News

A Culture of Silence, Ayomikun’s Story Renews Calls to End FGM

Although Nigeria outlawed Female Genital Mutilation in 2015 under the Violence Against Persons (Prohibition) Act, the practice remains alarmingly prevalent.

According to UNICEF, Nigeria has the third highest number of FGM survivors globally, with an estimated 19.9 million women and girls affected.

Lara Adeyanju’s daughter, Ayomikun, was just weeks away from her seventh birthday when she died. The bright, energetic girl had been born in 2018, and her upcoming birthday on January 16, 2025 was supposed to be a joyful milestone. But instead, she was buried just days before Christmas.

Her cause of death: complications from Female Genital Mutilation (FGM) — a procedure still carried out in some Nigerian families, despite being banned by federal law.

“She bled heavily. Her private part was swollen. Her temperature was so high, she couldn’t talk or eat,” Lara recalled. “By the time we got to the hospital, the infection had spread. She died in my arms on December 18.”

Lara married into her husband’s family in 2016, unaware of how strongly the custom of FGM was enforced. She explained that in her husband’s household, the practice is not just a tradition but a non-negotiable obligation — one that is tied to family honor, female purity, and lineage legitimacy.“They told me a girl who is not circumcised is not a full daughter of the family,” she said.

It was also gathered from report that a member of the family was alleged to have been mutilated also, and she is often used as a reference — a surviving child of FGM.

Lara said she begged her husband and his family to reconsider. But her objections were ignored. “In that family, women are expected to submit, not speak,” she said. “If you refuse, they punish you. If you resist, they replace you.”

Ayomikun, like many girls before her, was taken through the procedure as an act of “cleansing.” Within days, she began to suffer. “She was shaking. Her cries were weak. I knew something was wrong,” Lara said. “She looked at me like she wanted me to save her.
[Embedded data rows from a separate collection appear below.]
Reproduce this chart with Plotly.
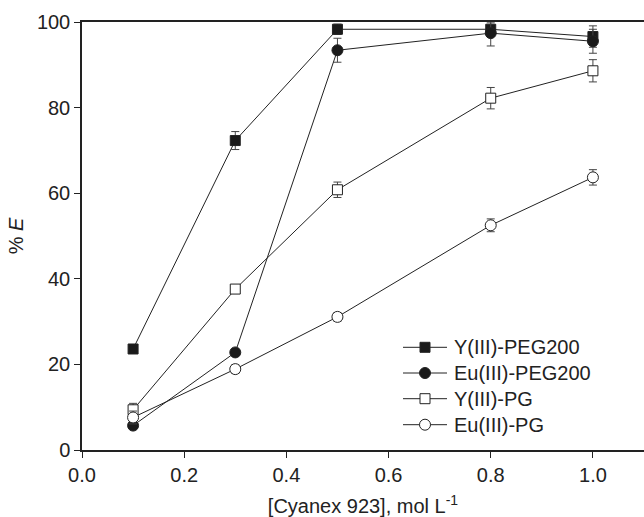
import plotly.graph_objects as go

x = [0.1, 0.3, 0.5, 0.8, 1.0]
names = ["Y(III)-PEG200", "Eu(III)-PEG200", "Y(III)-PG", "Eu(III)-PG"]
y_peg_Y = [23.6, 72.3, 98.3, 98.3, 96.6]
y_peg_Eu = [5.7, 22.8, 93.4, 97.4, 95.5]
y_pg_Y = [9.4, 37.6, 60.8, 82.2, 88.6]
y_pg_Eu = [7.6, 18.9, 31.1, 52.5, 63.7]
err_peg_Y = [0.8, 2.1, 1.2, 1.5, 2.5]
err_peg_Eu = [0.6, 0.8, 2.8, 3.0, 2.8]
err_pg_Y = [1.5, 0.8, 1.8, 2.5, 2.6]
err_pg_Eu = [1.5, 1.0, 1.0, 1.5, 1.8]

series = [
    (names[0], y_peg_Y, err_peg_Y, "square", "#1a1a1a", 10),
    (names[1], y_peg_Eu, err_peg_Eu, "circle", "#1a1a1a", 11),
    (names[2], y_pg_Y, err_pg_Y, "square", "white", 10),
    (names[3], y_pg_Eu, err_pg_Eu, "circle", "white", 11),
]

LINE = "#222222"
fig = go.Figure()
for name, ys, es, sym, fill, sz in series:
    fig.add_trace(go.Scatter(
        x=x, y=ys, name=name, mode="lines+markers", showlegend=False,
        line=dict(color=LINE, width=1),
        marker=dict(symbol=sym, size=sz, color=fill,
                    line=dict(color=LINE, width=1)),
        error_y=dict(type="data", array=es, visible=True,
                     color="#444444", thickness=1, width=4),
    ))

# Manual legend (pixel-sized glyphs anchored in data space)
W, H = 644, 517
ml, mr, mt, mb = 82, 0, 22, 67
pw, ph = W - ml - mr, H - mt - mb
XR, YR = [0, 1.1], [0, 100]

def px2x(px):
    return XR[0] + (px - ml) / pw * (XR[1] - XR[0])

def py2y(py):
    return YR[0] + (H - mb - py) / ph * (YR[1] - YR[0])

leg_rows = [347.3, 373.0, 398.7, 424.7]
for (name, ys, es, sym, fill, sz), ry in zip(series, leg_rows):
    yy = py2y(ry)
    fig.add_shape(type="line", xref="x", yref="y",
                  x0=px2x(403), x1=px2x(447), y0=yy, y1=yy,
                  line=dict(color=LINE, width=1))
    half = sz / 2
    fig.add_shape(type="rect" if sym == "square" else "circle",
                  xref="x", yref="y", xsizemode="pixel", ysizemode="pixel",
                  xanchor=px2x(425), yanchor=yy,
                  x0=-half, x1=half, y0=-half, y1=half,
                  fillcolor=fill, line=dict(color=LINE, width=1))
    fig.add_annotation(x=px2x(452), y=yy, xref="x", yref="y",
                       text=name, showarrow=False, xanchor="left",
                       yanchor="middle", font=dict(size=20, color=LINE))

font = "Liberation Sans, Arial, sans-serif"
fig.update_layout(
    width=W, height=H,
    margin=dict(l=ml, r=mr, t=mt, b=mb),
    paper_bgcolor="white", plot_bgcolor="white",
    font=dict(family=font, size=20, color=LINE),
    showlegend=False,
    xaxis=dict(range=XR, tickvals=[0, 0.2, 0.4, 0.6, 0.8, 1.0],
               ticktext=["0.0", "0.2", "0.4", "0.6", "0.8", "1.0"],
               tickfont=dict(size=20),
               showgrid=False, zeroline=False, showline=True,
               linecolor=LINE, linewidth=1.5, mirror=True,
               ticks="outside", ticklen=6, tickwidth=1.2, tickcolor=LINE,
               title=dict(text="[Cyanex 923], mol L<sup>-1</sup>", standoff=17,
                          font=dict(size=20))),
    yaxis=dict(range=YR, tickvals=[0, 20, 40, 60, 80, 100],
               tickfont=dict(size=20),
               showgrid=False, zeroline=False, showline=True,
               linecolor=LINE, linewidth=1.5,
               ticks="outside", ticklen=6, tickwidth=1.2, tickcolor=LINE,
               title=dict(text="% <i>E</i>", standoff=8, font=dict(size=20))),
)

fig.write_html("out.html")
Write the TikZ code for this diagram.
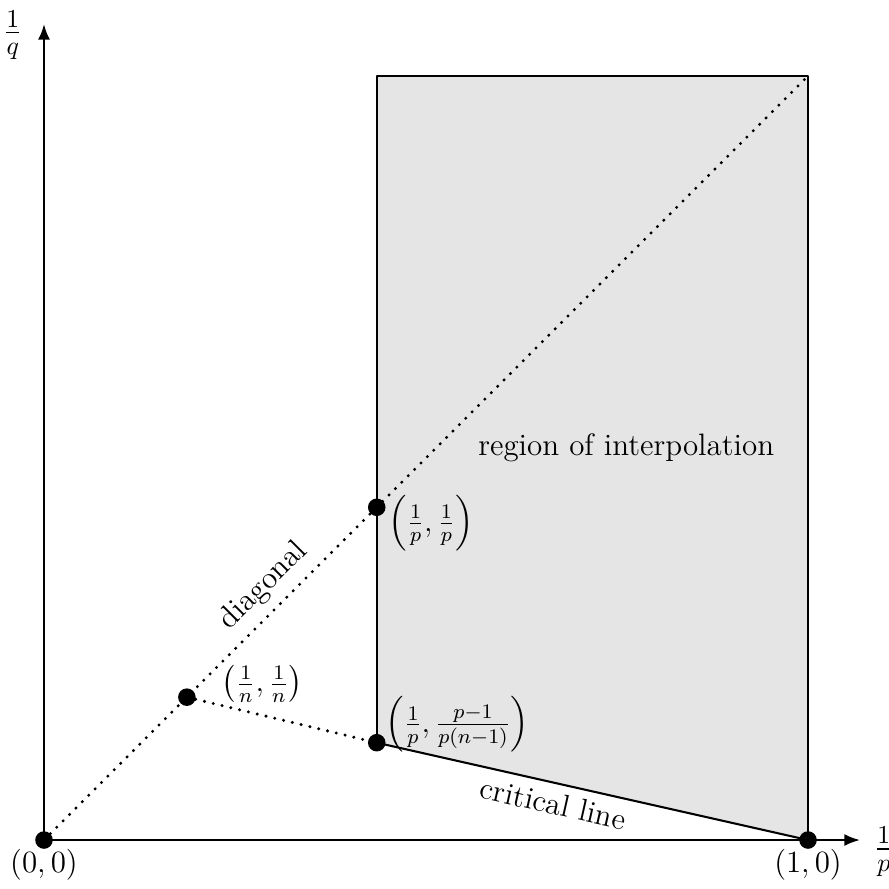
\documentclass[tikz,border=0pt]{standalone}
\usepackage{amsmath, amssymb}
\usetikzlibrary{arrows.meta, calc}
\definecolor{regiongray}{gray}{0.9}
\tikzset{
  >={Latex[length=6pt, width=4.6pt]},
  every picture/.style={line cap=round, line join=round},
  axis/.style={->, line width=0.8pt},
  edge/.style={line width=0.8pt},
  dotline/.style={line width=1.3pt, dash pattern=on 0pt off 3.5pt},
  axislbl/.style={font=\Large},
  % interpolation points
  ptdot/.style={fill=black},
}

\begin{document}
\begin{tikzpicture}[x=10.4cm, y=10.4cm, font=\large]
  \useasboundingbox (-0.0576,-0.0628) rectangle (1.106,1.0995);
  \coordinate (O) at (0,0);
  \coordinate (A) at (1,0);
  \coordinate (T) at (1,1);
  \coordinate (B) at (0.4355,1);
  \coordinate (P) at (0.4355,0.4355);
  \coordinate (N) at (0.187,0.187);
  \coordinate (C) at (0.4355,0.1274);
  \coordinate (xtip) at (1.068,0);
  \coordinate (ytip) at (0,1.068);
  % region of interpolation
  \fill[regiongray] (C) -- (A) -- (T) -- (B) -- cycle;
  \draw[edge] (C) -- (B) -- (T) -- (A);
  \draw[edge] (C) -- node[sloped, below, pos=0.42] (critlbl) {critical line} (A);
  \node (regionlbl) at (0.762,0.514) {region of interpolation};
  % axes
  \draw[axis] (O) -- (xtip);
  \draw[axis] (O) -- (ytip);
  \node[axislbl, right, xshift=2pt, yshift=-4.5pt] (xlbl) at (xtip) {$\frac{1}{p}$};
  \node[axislbl, left, xshift=-4.8pt, yshift=-4.3pt] (ylbl) at (ytip) {$\frac{1}{q}$};
  % diagonal and segment to the critical line
  \draw[dotline] (O) -- node[sloped, above, pos=0.31] (diaglbl) {diagonal} (T);
  \draw[dotline] (N) -- (C);
  \foreach \pt in {O,A,N,P,C}
    \fill[ptdot] (\pt) circle (3.4pt);
  \node[below] (olbl) at (O) {$(0,0)$};
  \node[below] (albl) at (A) {$(1,0)$};
  \node[right, xshift=10pt, yshift=5pt] (nlbl) at (N) {$\left(\frac{1}{n}, \frac{1}{n}\right)$};
  \node[right, xshift=1pt, yshift=-6.2pt] (plbl) at (P) {$\Bigl(\frac{1}{p}, \frac{1}{p}\Bigr)$};
  \node[right, yshift=7pt] (clbl) at (C) {$\Bigl(\frac{1}{p}, \frac{p-1}{p(n-1)}\Bigr)$};
\end{tikzpicture}
\end{document}
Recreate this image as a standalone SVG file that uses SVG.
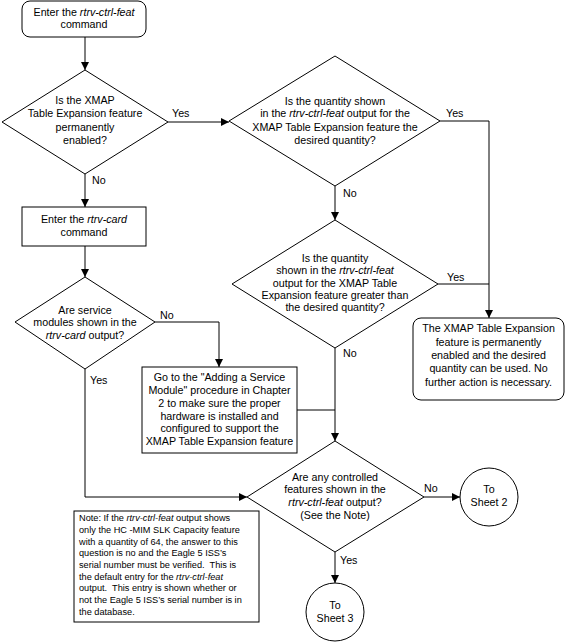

But it was too late.”

Her death was quickly rationalized by the family as “the will of God.” The same explanation, Lara said, was given for two other young girls in the extended family who had died in similar circumstances.

In fact, the 2023 U.S. State Department Country Report on Human Rights Practices for Nigeria confirms that FGM remains common, particularly in rural and traditional communities, where enforcement of anti-FGM laws is limited and cultural pressures remain strong.

In many communities, especially in the southern and southwestern regions, cultural expectations and familial pressure continue to override medical evidence and legal restrictions. Advocacy groups and public health experts have documented cases where mothers — even those opposed to FGM — are forced into silence by dominant male relatives or social norms that treat refusal as betrayal.

One expert described Lara’s experience as tragically common: “The mother often knows the risk. But the system around her — whether cultural, religious, or patriarchal — strips her of the power to protect her child.”

FGM, widely condemned by the World Health Organization, has no medical benefit and is internationally recognized as a violation of the rights of women and girls. It can result in severe bleeding, infection, infertility, complications during childbirth — and in the worst cases, death.

“I did everything I could within the limits of what I was allowed,” Lara said. “But Ayomikun died because tradition mattered more to them than her life. And I will never forgive that.”

“FGM is not culture. It is violence. It is torture dressed as tradition. And it must stop.”